Other Key Facts regarding the Movement:

  • Several national leaders like Mahatma Gandhi, Abdul Kalam Azad, Jawaharlal Nehru and Sardar Vallabhbhai Patel were arrested.
  • The Congress was declared an unlawful association, leaders were arrested and its offices all over the country were raided and their funds were frozen.
  • The first half of the movement was peaceful with demonstrations and processions. The peaceful protest was carried till Mahatma Gandhi’s release.
  • The second half of the movement was violent with raids and setting fire at post offices, government buildings and railway stations. Lord Linlithgow adopted the policy of violence.
  • The Viceroy’s Council of Muslims, Communist Party and Americans supported Britishers.

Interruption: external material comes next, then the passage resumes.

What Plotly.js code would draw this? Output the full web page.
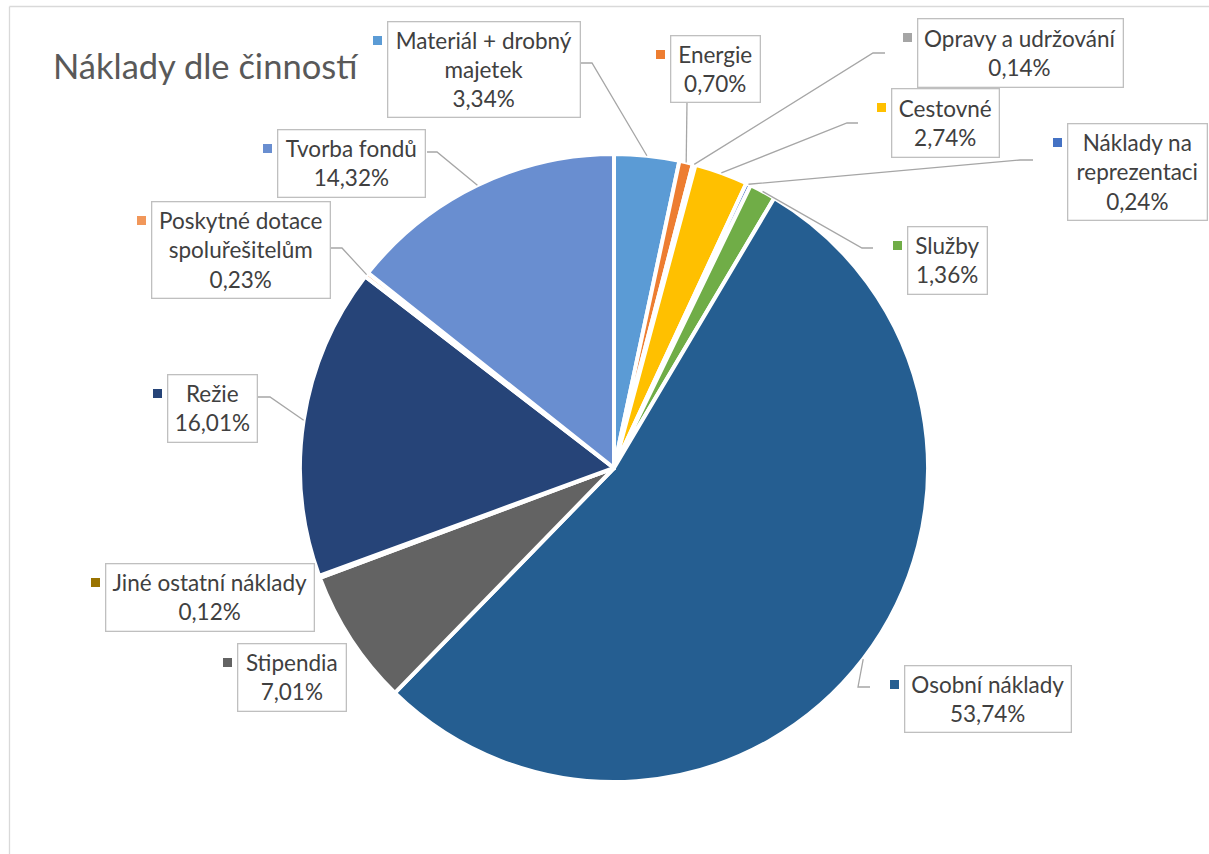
<!DOCTYPE html>
<html>
<head>
<meta charset="utf-8">
<script src="https://cdn.plot.ly/plotly-3.0.1.min.js"></script>
<style>
  html, body { margin: 0; padding: 0; background: #fff; }
  #chart { width: 1209px; height: 854px; }
</style>
</head>
<body>
<div id="chart"></div>
<script>
// ---- data ----
const categories = ['Materiál + drobný majetek', 'Energie', 'Opravy a udržování', 'Cestovné',
  'Náklady na reprezentaci', 'Služby', 'Osobní náklady', 'Stipendia', 'Jiné ostatní náklady',
  'Režie', 'Poskytné dotace spoluřešitelům', 'Tvorba fondů'];
const values = [3.34, 0.70, 0.14, 2.74, 0.24, 1.36, 53.74, 7.01, 0.12, 16.01, 0.23, 14.32];
const labelLines = ['Materiál + drobný<br>majetek', 'Energie', 'Opravy a udržování', 'Cestovné',
  'Náklady na<br>reprezentaci', 'Služby', 'Osobní náklady', 'Stipendia', 'Jiné ostatní náklady',
  'Režie', 'Poskytné dotace<br>spoluřešitelům', 'Tvorba fondů'];
const titleText = 'Náklady dle činností';

// ---- style / layout ----
const colors = ['#5B9BD5', '#ED7D31', '#A5A5A5', '#FFC000', '#4472C4', '#70AD47',
  '#255E91', '#636363', '#997300', '#264478', '#F1975A', '#698ED0'];
const W = 1209, H = 854;
const FONT = 'Lato, "Open Sans", sans-serif';
const cx = 614, cy = 468, R = 314;
// label boxes [left, top, right, bottom] in px
const boxes = [
  [388, 22, 580, 117], [671, 36, 760, 102], [918, 19, 1123, 87], [892, 89, 999, 157],
  [1068, 124, 1207, 220], [908, 227, 987, 294], [905, 666, 1071, 732], [238, 644, 346, 711],
  [106, 564, 314, 631], [168, 375, 257, 442], [152, 202, 330, 298], [278, 130, 425, 197]];
// leader lines: [startX, startY, elbowX] or null
const leaders = [
  [581, 63, 592], [687, 102, 687], [885, 53, 873], [858, 123, 847],
  [1033, 160, 1020], [873, 248, 862], [870, 687, 858], null,
  null, [258, 397, 270], [330, 248, 342], [427, 152, 437]];

const px = x => x / W;
const py = y => 1 - y / H;

const total = values.reduce((a, b) => a + b, 0);
const fmt = v => v.toFixed(2).replace('.', ',') + '%';

const annotations = [];
const shapes = [];
let cum = 0;
values.forEach((v, i) => {
  const mid = (cum + v / 2) / total;
  cum += v;
  const ang = mid * 2 * Math.PI;
  const ex = cx + R * Math.sin(ang), ey = cy - R * Math.cos(ang);
  const b = boxes[i];
  annotations.push({
    xref: 'paper', yref: 'paper',
    x: px((b[0] + b[2]) / 2), y: py((b[1] + b[3]) / 2),
    xanchor: 'center', yanchor: 'middle',
    width: b[2] - b[0] - 1, height: b[3] - b[1] - 1,
    text: labelLines[i] + '<br>' + fmt(v),
    showarrow: false, align: 'center', valign: 'middle',
    font: { family: FONT, size: 22.5, color: '#404040' },
    bgcolor: '#FFFFFF', bordercolor: '#BFBFBF', borderwidth: 1.3, borderpad: 0
  });
  shapes.push({
    type: 'rect', xref: 'paper', yref: 'paper',
    x0: px(b[0] - 15), x1: px(b[0] - 6), y0: py(b[1] + 14), y1: py(b[1] + 23),
    fillcolor: colors[i], line: { width: 0 }
  });
  const L = leaders[i];
  if (L) {
    shapes.push({
      type: 'path', xref: 'paper', yref: 'paper',
      path: `M ${px(L[0])} ${py(L[1])} L ${px(L[2])} ${py(L[1])} L ${px(ex)} ${py(ey)}`,
      line: { color: '#A6A6A6', width: 1.3 }
    });
  }
});

// chart frame
shapes.push({ type: 'line', xref: 'paper', yref: 'paper', x0: px(9.5), x1: px(9.5), y0: -0.05, y1: py(6.5),
  line: { color: '#D9D9D9', width: 1.3 } });
shapes.push({ type: 'line', xref: 'paper', yref: 'paper', x0: px(9.5), x1: 1.05, y0: py(6.5), y1: py(6.5),
  line: { color: '#D9D9D9', width: 1.3 } });

const trace = {
  type: 'pie',
  labels: categories,
  values: values,
  sort: false,
  direction: 'clockwise',
  rotation: 0,
  textinfo: 'none',
  hoverinfo: 'label+percent',
  marker: { colors: colors, line: { color: '#FFFFFF', width: 4 } },
  domain: { x: [px(cx - R), px(cx + R)], y: [py(cy + R), py(cy - R)] },
  showlegend: false
};

const layout = {
  width: W, height: H,
  margin: { l: 0, r: 0, t: 0, b: 0 },
  paper_bgcolor: '#FFFFFF',
  showlegend: false,
  title: {
    text: titleText, xref: 'paper', yref: 'paper',
    x: px(53), xanchor: 'left', y: py(67), yanchor: 'middle',
    font: { family: FONT, size: 34.5, color: '#595959' }
  },
  annotations: annotations,
  shapes: shapes
};

Plotly.newPlot('chart', [trace], layout, { displayModeBar: false, responsive: false });
</script>
</body>
</html>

Significance of the movement:

  • Despite heavy-handed suppression by the government, the people were unfazed and continued their struggle.
  • Even though the government said that independence could be granted only after the end of the war, the movement drove home the point that India could not be governed without the support of the Indians.
  • The movement placed the demand for complete independence at the top agenda of the freedom movement.
  • Public morale and anti-British sentiment were enhanced.